É de dentro das penitenciárias que os líderes do PCC, além das ações ligadas ao tráfico, ordenam também assassinatos; planejam resgate de presos e atentados contra policiais e autoridades; convocam "tribunais" para julgar e executar quem sai da linha; e, agora, fazem também planos para se introduzir no meio político.
 
Outro aspecto importante da ação do PCC, que merece estudo mais detalhado, é o papel que ele exerce na periferia das grandes cidades de São Paulo, a começar pela capital, onde impõe sua "lei".
 
Para garantir a tranquilidade necessária ao bom andamento de seus "negócios", acabam com o crime desorganizado de seus concorrentes, com execuções sumárias. Essa é também uma forma de, a exemplo do que fazem as várias máfias, vender proteção - que é a paz imposta a ferro e fogo - à população dessas regiões, que paga ao PCC com a cumplicidade do silêncio sobre seus crimes.
 
E é ainda apenas em seu próprio benefício que o PCC mantém a ordem nos presídios, nos quais inclusive proibiu o consumo de crack.
 
Até quando o Estado assistirá a isso passivamente? Porque é isso o que acontece. Só essa passividade explica o fato de os líderes e os militantes do PCC, presos em penitenciárias chamadas ironicamente de "segurança máxima", continuarem a se comunicar por telefone celular para planejar suas ações criminosas.
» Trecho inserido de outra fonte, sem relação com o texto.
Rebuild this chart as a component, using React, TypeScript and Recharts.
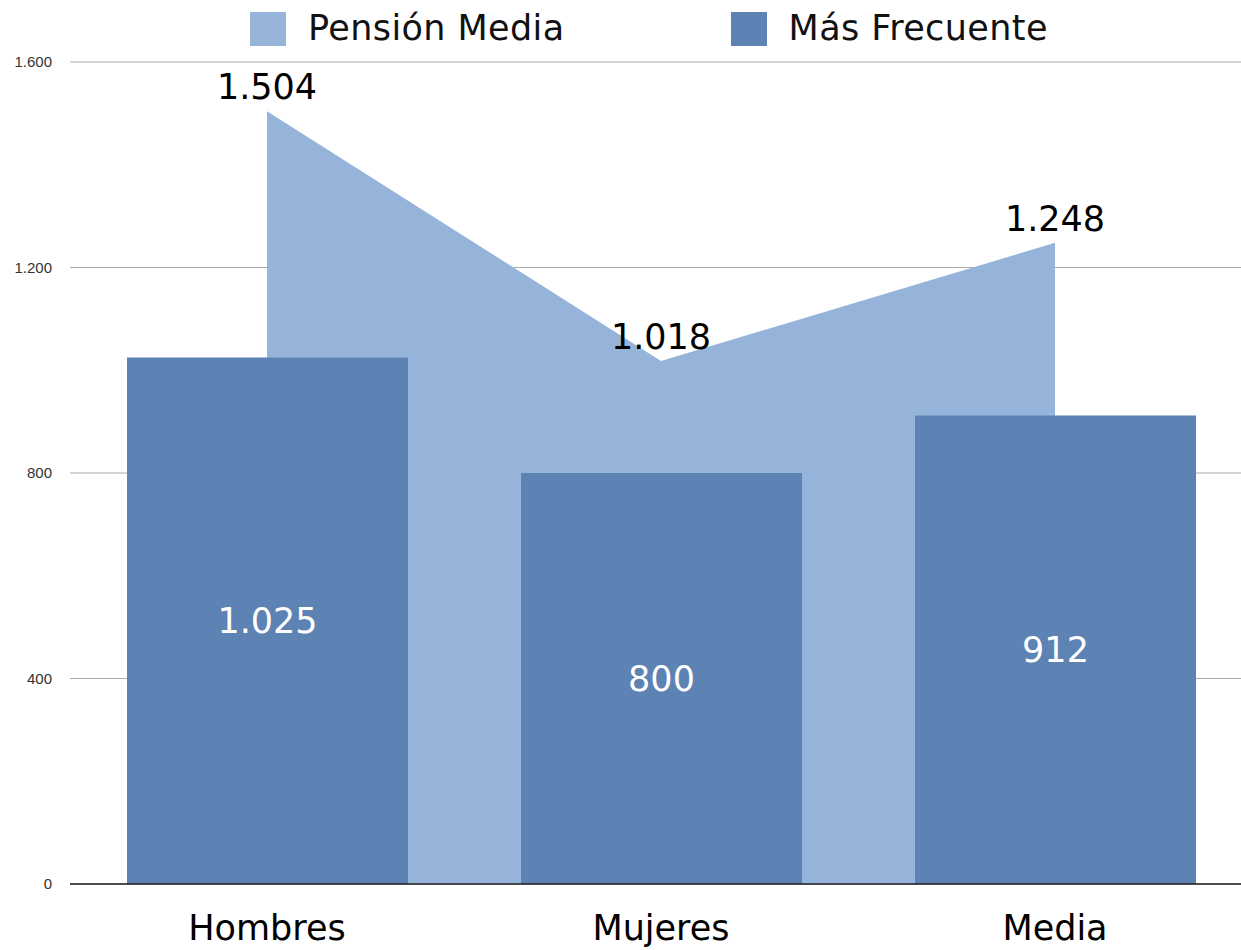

A dura realidade, à qual não se pode mais fechar os olhos, é que o PCC é um exemplo de falência do poder do Estado em todos os locais em que ele atua, ou seja, na maior parte do País, com destaque para São Paulo.
 
É de esperar que também o Judiciário seja sensível ao esforço para conter o PCC. O MPE denunciou 175 acusados de integrar essa organização criminosa e pediu à Justiça que 32 presos - entre os quais está sua liderança - sejam submetidos, ao rigor do Regime Disciplinar Diferenciado, o que há muito já devia acontecer.